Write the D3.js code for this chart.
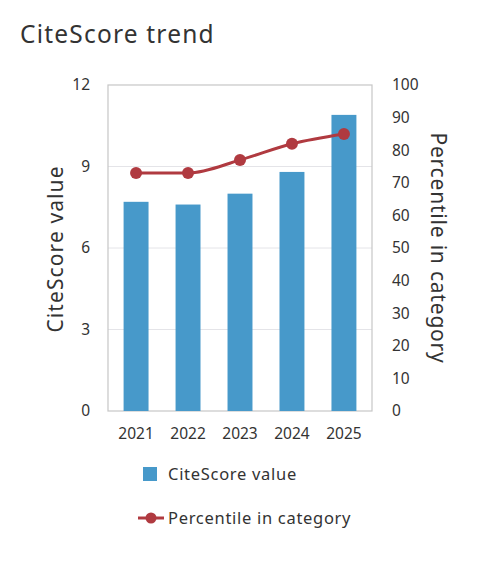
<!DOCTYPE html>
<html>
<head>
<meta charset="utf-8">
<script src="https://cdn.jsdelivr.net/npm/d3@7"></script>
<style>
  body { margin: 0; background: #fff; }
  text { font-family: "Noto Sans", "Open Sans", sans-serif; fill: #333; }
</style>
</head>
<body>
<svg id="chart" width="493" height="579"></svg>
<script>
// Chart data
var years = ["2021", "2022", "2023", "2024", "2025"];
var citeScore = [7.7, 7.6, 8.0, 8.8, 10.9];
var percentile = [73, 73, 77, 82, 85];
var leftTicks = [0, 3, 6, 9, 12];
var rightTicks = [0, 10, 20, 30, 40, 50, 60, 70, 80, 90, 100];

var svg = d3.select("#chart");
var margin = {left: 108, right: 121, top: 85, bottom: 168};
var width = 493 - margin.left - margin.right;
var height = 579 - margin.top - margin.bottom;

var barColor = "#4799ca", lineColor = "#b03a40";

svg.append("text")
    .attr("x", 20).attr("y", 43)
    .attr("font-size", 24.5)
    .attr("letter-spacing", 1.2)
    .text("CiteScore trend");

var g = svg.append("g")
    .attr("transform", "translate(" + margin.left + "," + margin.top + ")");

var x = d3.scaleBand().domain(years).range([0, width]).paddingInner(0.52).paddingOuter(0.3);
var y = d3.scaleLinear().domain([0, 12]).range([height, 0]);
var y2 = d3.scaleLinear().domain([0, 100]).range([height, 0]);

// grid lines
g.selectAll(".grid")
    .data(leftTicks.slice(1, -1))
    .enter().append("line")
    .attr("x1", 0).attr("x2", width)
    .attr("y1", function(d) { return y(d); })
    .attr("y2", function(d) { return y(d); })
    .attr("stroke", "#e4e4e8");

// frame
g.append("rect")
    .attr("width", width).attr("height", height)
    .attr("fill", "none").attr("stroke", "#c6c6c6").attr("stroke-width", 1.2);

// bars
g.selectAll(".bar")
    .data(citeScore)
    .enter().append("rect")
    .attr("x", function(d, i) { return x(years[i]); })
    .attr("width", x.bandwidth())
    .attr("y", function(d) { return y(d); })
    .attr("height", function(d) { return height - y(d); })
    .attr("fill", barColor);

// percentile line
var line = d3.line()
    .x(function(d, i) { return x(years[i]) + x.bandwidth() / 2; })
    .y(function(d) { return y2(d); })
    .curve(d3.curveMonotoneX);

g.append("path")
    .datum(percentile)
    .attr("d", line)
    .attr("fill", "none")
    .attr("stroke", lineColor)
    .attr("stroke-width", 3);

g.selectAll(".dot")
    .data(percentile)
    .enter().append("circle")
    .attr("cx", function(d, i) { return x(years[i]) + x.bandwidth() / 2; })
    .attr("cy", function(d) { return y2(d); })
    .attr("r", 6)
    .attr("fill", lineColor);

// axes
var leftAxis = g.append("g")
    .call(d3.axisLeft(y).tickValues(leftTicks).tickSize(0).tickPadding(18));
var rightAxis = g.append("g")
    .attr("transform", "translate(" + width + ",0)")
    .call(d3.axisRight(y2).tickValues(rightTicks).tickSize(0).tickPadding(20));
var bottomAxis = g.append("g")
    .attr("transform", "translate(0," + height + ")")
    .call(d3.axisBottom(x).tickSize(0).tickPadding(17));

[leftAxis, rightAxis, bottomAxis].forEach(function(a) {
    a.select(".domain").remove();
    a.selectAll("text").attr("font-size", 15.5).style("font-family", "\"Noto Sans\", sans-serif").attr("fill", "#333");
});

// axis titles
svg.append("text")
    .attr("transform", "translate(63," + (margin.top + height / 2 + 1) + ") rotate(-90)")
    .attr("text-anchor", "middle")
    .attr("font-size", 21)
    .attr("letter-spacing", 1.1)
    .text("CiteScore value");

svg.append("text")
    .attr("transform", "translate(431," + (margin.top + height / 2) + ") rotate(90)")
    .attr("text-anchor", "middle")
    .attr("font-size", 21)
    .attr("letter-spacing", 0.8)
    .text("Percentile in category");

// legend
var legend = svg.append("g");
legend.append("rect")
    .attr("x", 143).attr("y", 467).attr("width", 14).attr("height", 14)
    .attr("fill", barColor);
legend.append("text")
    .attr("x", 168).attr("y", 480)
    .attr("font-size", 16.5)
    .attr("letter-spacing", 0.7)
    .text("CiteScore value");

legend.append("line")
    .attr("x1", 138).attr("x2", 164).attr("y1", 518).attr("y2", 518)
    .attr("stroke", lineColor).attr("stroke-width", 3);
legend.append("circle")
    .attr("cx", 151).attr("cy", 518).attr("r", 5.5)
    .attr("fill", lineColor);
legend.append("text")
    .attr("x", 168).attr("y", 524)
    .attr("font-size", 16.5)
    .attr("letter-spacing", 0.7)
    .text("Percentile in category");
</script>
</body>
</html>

* * * *

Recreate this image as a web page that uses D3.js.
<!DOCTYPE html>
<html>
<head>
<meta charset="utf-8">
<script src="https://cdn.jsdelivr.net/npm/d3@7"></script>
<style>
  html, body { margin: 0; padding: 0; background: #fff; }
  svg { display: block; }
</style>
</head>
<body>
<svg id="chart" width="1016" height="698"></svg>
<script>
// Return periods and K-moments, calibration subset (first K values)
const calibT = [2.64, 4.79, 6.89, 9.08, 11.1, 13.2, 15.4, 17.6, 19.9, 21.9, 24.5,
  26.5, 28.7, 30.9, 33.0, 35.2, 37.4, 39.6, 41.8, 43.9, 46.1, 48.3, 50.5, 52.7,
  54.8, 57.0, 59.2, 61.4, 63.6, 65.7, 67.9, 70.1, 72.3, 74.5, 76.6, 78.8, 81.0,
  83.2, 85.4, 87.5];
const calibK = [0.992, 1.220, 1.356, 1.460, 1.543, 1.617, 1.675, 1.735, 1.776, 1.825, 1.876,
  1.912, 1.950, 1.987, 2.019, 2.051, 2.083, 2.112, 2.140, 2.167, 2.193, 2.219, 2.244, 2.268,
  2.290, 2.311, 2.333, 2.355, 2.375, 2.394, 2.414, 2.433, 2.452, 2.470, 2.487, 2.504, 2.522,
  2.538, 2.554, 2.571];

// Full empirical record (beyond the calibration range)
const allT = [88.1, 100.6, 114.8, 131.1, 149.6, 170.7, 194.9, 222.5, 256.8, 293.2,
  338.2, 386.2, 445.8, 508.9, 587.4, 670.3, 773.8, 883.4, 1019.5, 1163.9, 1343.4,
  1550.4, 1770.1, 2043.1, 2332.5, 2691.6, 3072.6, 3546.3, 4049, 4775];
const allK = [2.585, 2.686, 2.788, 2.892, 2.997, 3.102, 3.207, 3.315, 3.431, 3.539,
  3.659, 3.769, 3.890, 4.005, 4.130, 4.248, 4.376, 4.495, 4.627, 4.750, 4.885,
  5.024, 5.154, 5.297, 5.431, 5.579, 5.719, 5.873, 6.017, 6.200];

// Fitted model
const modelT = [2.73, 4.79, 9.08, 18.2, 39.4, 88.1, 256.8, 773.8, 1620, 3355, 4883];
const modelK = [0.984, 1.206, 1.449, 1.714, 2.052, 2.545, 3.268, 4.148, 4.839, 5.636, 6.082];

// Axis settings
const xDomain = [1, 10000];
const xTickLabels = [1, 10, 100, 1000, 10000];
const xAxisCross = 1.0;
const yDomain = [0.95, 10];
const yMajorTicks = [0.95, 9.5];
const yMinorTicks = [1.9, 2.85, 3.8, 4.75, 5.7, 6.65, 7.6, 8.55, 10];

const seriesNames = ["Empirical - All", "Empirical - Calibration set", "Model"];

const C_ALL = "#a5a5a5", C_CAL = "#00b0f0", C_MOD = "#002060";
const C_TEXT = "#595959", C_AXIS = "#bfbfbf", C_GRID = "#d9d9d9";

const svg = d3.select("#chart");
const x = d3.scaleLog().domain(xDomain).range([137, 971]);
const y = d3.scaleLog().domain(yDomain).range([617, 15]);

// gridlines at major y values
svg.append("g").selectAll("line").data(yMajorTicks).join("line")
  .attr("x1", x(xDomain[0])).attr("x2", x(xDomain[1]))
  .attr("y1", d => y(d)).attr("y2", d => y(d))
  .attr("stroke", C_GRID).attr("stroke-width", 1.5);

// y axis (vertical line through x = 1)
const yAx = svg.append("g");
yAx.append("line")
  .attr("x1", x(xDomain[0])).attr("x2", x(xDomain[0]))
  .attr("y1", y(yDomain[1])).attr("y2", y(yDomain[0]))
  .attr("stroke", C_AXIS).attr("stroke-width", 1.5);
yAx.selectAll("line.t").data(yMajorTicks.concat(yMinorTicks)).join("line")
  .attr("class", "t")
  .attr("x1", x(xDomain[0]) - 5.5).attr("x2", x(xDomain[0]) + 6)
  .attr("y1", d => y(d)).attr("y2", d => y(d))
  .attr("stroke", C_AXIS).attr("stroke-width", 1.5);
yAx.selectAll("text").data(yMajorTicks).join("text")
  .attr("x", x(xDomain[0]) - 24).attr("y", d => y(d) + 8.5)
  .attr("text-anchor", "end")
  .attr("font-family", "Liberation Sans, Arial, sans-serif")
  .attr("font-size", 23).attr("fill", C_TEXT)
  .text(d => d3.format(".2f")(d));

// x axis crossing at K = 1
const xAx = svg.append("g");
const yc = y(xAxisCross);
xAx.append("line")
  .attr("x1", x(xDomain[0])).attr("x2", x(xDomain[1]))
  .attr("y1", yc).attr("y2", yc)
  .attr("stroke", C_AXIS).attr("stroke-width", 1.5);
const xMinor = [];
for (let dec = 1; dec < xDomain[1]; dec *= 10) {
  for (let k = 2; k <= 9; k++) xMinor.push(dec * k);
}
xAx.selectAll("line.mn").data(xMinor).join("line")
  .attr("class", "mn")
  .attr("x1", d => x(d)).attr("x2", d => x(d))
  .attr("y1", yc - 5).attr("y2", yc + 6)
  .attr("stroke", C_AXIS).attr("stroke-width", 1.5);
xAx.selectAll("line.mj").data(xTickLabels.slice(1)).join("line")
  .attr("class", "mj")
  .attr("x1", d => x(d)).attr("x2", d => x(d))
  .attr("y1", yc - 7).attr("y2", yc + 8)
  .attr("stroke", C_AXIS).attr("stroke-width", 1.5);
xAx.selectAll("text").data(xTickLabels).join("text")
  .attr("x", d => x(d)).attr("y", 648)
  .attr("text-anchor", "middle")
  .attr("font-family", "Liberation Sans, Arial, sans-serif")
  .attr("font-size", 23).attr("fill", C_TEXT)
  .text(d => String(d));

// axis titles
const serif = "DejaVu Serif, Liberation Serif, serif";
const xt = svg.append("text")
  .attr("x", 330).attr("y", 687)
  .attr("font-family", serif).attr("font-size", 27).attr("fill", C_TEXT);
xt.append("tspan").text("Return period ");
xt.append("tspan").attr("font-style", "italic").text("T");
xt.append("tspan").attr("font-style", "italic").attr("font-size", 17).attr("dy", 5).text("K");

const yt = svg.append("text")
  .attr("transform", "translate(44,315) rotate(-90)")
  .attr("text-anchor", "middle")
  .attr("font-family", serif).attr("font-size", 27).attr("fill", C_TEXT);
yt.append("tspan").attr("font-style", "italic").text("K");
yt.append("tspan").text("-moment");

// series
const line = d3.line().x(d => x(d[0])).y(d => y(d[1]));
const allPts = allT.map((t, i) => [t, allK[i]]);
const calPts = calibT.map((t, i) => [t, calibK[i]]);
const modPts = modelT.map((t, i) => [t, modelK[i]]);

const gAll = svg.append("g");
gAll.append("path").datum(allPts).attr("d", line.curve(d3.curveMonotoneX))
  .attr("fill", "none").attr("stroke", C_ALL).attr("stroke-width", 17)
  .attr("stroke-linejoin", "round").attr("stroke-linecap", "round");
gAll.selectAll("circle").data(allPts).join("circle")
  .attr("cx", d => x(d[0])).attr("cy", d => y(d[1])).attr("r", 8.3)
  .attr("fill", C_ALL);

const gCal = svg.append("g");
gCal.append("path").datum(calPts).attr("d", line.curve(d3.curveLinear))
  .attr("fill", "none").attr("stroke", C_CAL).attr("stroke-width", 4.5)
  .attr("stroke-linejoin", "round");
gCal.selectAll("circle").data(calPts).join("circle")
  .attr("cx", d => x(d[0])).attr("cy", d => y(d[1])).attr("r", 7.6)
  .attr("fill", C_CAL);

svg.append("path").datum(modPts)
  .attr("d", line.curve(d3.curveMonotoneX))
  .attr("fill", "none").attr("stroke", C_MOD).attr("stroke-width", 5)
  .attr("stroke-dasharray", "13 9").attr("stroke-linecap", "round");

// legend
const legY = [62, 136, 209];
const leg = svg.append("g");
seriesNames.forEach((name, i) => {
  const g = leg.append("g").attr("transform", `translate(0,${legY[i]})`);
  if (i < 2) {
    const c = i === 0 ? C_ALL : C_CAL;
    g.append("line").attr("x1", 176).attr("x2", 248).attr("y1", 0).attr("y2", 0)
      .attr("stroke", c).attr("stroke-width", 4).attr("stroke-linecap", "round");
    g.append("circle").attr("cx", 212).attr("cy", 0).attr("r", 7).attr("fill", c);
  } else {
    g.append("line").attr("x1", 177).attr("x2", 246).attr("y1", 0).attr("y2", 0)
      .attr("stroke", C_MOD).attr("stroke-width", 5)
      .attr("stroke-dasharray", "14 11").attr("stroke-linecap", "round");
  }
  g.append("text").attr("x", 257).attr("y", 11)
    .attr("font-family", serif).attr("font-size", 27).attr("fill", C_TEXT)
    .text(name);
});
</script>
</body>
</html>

* * * *

§ Problem
Output exactly the lines above, from the line with "Write the D3.js code for this chart." to the line with "var y2 = d3.scaleLinear().domain([0, 100]).range([height, 0]);", both included; skip the pictures.

§ Full answer
Write the D3.js code for this chart.
<!DOCTYPE html>
<html>
<head>
<meta charset="utf-8">
<script src="https://cdn.jsdelivr.net/npm/d3@7"></script>
<style>
  body { margin: 0; background: #fff; }
  text { font-family: "Noto Sans", "Open Sans", sans-serif; fill: #333; }
</style>
</head>
<body>
<svg id="chart" width="493" height="579"></svg>
<script>
// Chart data
var years = ["2021", "2022", "2023", "2024", "2025"];
var citeScore = [7.7, 7.6, 8.0, 8.8, 10.9];
var percentile = [73, 73, 77, 82, 85];
var leftTicks = [0, 3, 6, 9, 12];
var rightTicks = [0, 10, 20, 30, 40, 50, 60, 70, 80, 90, 100];

var svg = d3.select("#chart");
var margin = {left: 108, right: 121, top: 85, bottom: 168};
var width = 493 - margin.left - margin.right;
var height = 579 - margin.top - margin.bottom;

var barColor = "#4799ca", lineColor = "#b03a40";

svg.append("text")
    .attr("x", 20).attr("y", 43)
    .attr("font-size", 24.5)
    .attr("letter-spacing", 1.2)
    .text("CiteScore trend");

var g = svg.append("g")
    .attr("transform", "translate(" + margin.left + "," + margin.top + ")");

var x = d3.scaleBand().domain(years).range([0, width]).paddingInner(0.52).paddingOuter(0.3);
var y = d3.scaleLinear().domain([0, 12]).range([height, 0]);
var y2 = d3.scaleLinear().domain([0, 100]).range([height, 0]);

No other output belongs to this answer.